El pueblo cristiano,
en el Sanctus, dirige también a Cristo, que en este momento de la misa entra
a actualizar su Pasión, las mismas aclamaciones que el pueblo judío le dirigió
en Jerusalén, cuando entraba en la Ciudad sagrada para ofrecer el sacrificio de
la Nueva Alianza. Hosanna, «sálvanos» (hôsîana, +Sal 117,25);
bendito el que viene en el nombre del Señor (Mc 11,9-10).
«Hosanna en el
cielo. Bendito el que viene en el nombre del Señor.
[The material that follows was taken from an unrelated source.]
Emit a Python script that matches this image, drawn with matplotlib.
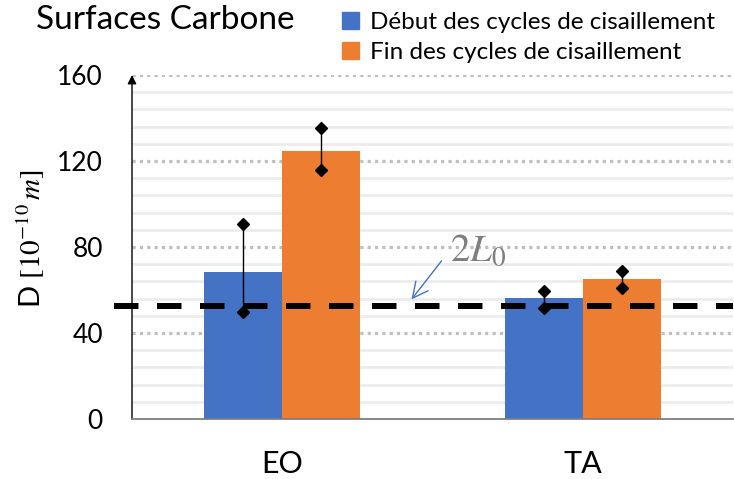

Hosanna en el cielo».
El Prefacio,
y concretamente el Santo, es una de las partes de la misa que más pide
ser cantada.
A propósito de esto
conviene recordar la norma litúrgica, no siempre observada: «En la selección
de las partes [de la misa] que se deben cantar se comenzará por aquellas
que por su naturaleza son de mayor importancia; en primer lugar, por aquellas
que deben cantar el sacerdote o los ministros con respuestas del pueblo; se añadirán
después, poco a poco, las que son propias sólo del pueblo o sólo del grupo de
cantores» (Instrucción Musicam sacram 1967,7).
Invocación al
Espíritu Santo (1ª)
En continuidad con
el Santo, la plegaria eucarística reafirma la santidad de Dios, y
prosigue con la epíclesis o invocación al Espíritu Santo:
«Santo eres
en verdad, Padre, y con razón te alaban todas las criaturas... Te suplicamos que
santifiques por el mismo Espíritu estos dones que hemos preparado para ti,
de manera que sean cuerpo y sangre de Jesucristo, Hijo tuyo y Señor
nuestro» (III; +II).
El sacerdote,
imponiendo sus manos sobre las ofrendas, pide, pues, al Espíritu Santo que, así
como obró la encarnación del Hijo en el seno de la Virgen María,
descienda ahora sobre el pan y el vino, y obre la transubstanciación de
estos dones ofrecidos en sacrificio, convirtiéndolos en cuerpo y sangre del
mismo Cristo (+Heb 9,14; Rm 8,11; 15,16). Es éste para los orientales el
momento de la transubstanciación, mientras que los latinos la vemos en las
palabras mismas de Cristo, es decir, en el relato-memorial, «esto es mi cuerpo».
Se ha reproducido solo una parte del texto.